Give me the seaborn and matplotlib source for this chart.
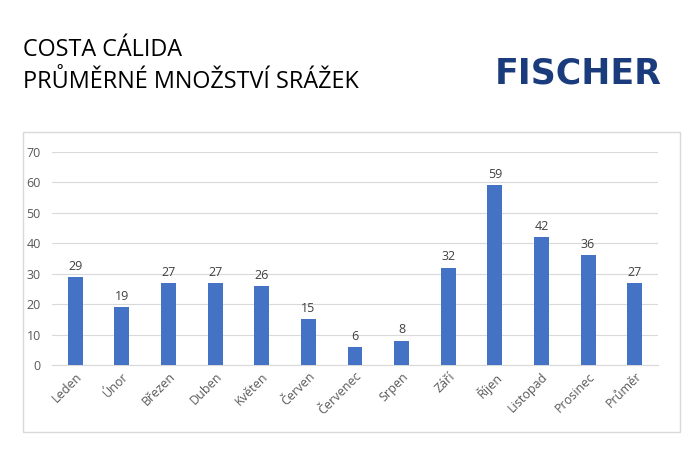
import matplotlib
matplotlib.use("Agg")
import matplotlib.pyplot as plt
import seaborn as sns
import pandas as pd
from matplotlib.patches import Rectangle

months = ["Leden", "Únor", "Březen", "Duben", "Květen", "Červen", "Červenec",
          "Srpen", "Září", "Říjen", "Listopad", "Prosinec", "Průměr"]
rain = [29, 19, 27, 27, 26, 15, 6, 8, 32, 59, 42, 36, 27]
yticks = [0, 10, 20, 30, 40, 50, 60, 70]
title1 = "COSTA CÁLIDA"
title2 = "PRŮMĚRNÉ MNOŽSTVÍ SRÁŽEK"
logo = "FISCHER"

sns.set_style("white")
plt.rcParams['font.family'] = ['Open Sans', 'DejaVu Sans']

df = pd.DataFrame({"month": months, "rain": rain})

fig = plt.figure(figsize=(7, 4.5), dpi=100)
fig.patch.set_facecolor("white")

# chart frame
fig.add_artist(Rectangle((23/700, 1-432/450), (680-23)/700, (432-132)/450,
                         transform=fig.transFigure, fill=False,
                         edgecolor="#d9d9d9", linewidth=1))

ax = fig.add_axes([52/700, 85/450, 606/700, 213/450])
sns.barplot(data=df, x="month", y="rain", color="#4472C4", width=0.32,
            saturation=1, ax=ax, zorder=3, linewidth=0)
ax.set_ylim(0, 70)
ax.set_yticks(yticks)
ax.set_xlim(-0.5, len(months) - 0.5)
ax.grid(axis="y", color="#d9d9d9", linewidth=0.8, zorder=0)
for s in ["top", "right", "left"]:
    ax.spines[s].set_visible(False)
ax.spines["bottom"].set_color("#d9d9d9")
ax.set_xlabel("")
ax.set_ylabel("")
ax.tick_params(axis="both", length=0, colors="#595959", labelsize=9)
ax.tick_params(axis="y", pad=8)
for lbl in ax.get_xticklabels():
    lbl.set_rotation(45)
    lbl.set_ha("right")
    lbl.set_rotation_mode("anchor")
for c in ax.containers:
    ax.bar_label(c, padding=3, color="#404040", fontsize=9)

fig.text(23/700, 1-50/450, title1, fontsize=16.8, va="center", ha="left", color="#000000")
fig.text(23/700, 1-82/450, title2, fontsize=16.8, va="center", ha="left", color="#000000")
fig.text(662/700, 1-73/450, logo, fontsize=25, fontweight="bold", va="center",
         ha="right", color="#1b3c7c", family="DejaVu Sans")

fig.savefig("out.png", dpi=100)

....

[The request]: Exclude the pictures, and transcribe all of the material exactly.

[Answer to this exercise]:
Give me the seaborn and matplotlib source for this chart.
import matplotlib
matplotlib.use("Agg")
import matplotlib.pyplot as plt
import seaborn as sns
import pandas as pd
from matplotlib.patches import Rectangle

months = ["Leden", "Únor", "Březen", "Duben", "Květen", "Červen", "Červenec",
          "Srpen", "Září", "Říjen", "Listopad", "Prosinec", "Průměr"]
rain = [29, 19, 27, 27, 26, 15, 6, 8, 32, 59, 42, 36, 27]
yticks = [0, 10, 20, 30, 40, 50, 60, 70]
title1 = "COSTA CÁLIDA"
title2 = "PRŮMĚRNÉ MNOŽSTVÍ SRÁŽEK"
logo = "FISCHER"

sns.set_style("white")
plt.rcParams['font.family'] = ['Open Sans', 'DejaVu Sans']

df = pd.DataFrame({"month": months, "rain": rain})

fig = plt.figure(figsize=(7, 4.5), dpi=100)
fig.patch.set_facecolor("white")

# chart frame
fig.add_artist(Rectangle((23/700, 1-432/450), (680-23)/700, (432-132)/450,
                         transform=fig.transFigure, fill=False,
                         edgecolor="#d9d9d9", linewidth=1))

ax = fig.add_axes([52/700, 85/450, 606/700, 213/450])
sns.barplot(data=df, x="month", y="rain", color="#4472C4", width=0.32,
            saturation=1, ax=ax, zorder=3, linewidth=0)
ax.set_ylim(0, 70)
ax.set_yticks(yticks)
ax.set_xlim(-0.5, len(months) - 0.5)
ax.grid(axis="y", color="#d9d9d9", linewidth=0.8, zorder=0)
for s in ["top", "right", "left"]:
    ax.spines[s].set_visible(False)
ax.spines["bottom"].set_color("#d9d9d9")
ax.set_xlabel("")
ax.set_ylabel("")
ax.tick_params(axis="both", length=0, colors="#595959", labelsize=9)
ax.tick_params(axis="y", pad=8)
for lbl in ax.get_xticklabels():
    lbl.set_rotation(45)
    lbl.set_ha("right")
    lbl.set_rotation_mode("anchor")
for c in ax.containers:
    ax.bar_label(c, padding=3, color="#404040", fontsize=9)

fig.text(23/700, 1-50/450, title1, fontsize=16.8, va="center", ha="left", color="#000000")
fig.text(23/700, 1-82/450, title2, fontsize=16.8, va="center", ha="left", color="#000000")
fig.text(662/700, 1-73/450, logo, fontsize=25, fontweight="bold", va="center",
         ha="right", color="#1b3c7c", family="DejaVu Sans")

fig.savefig("out.png", dpi=100)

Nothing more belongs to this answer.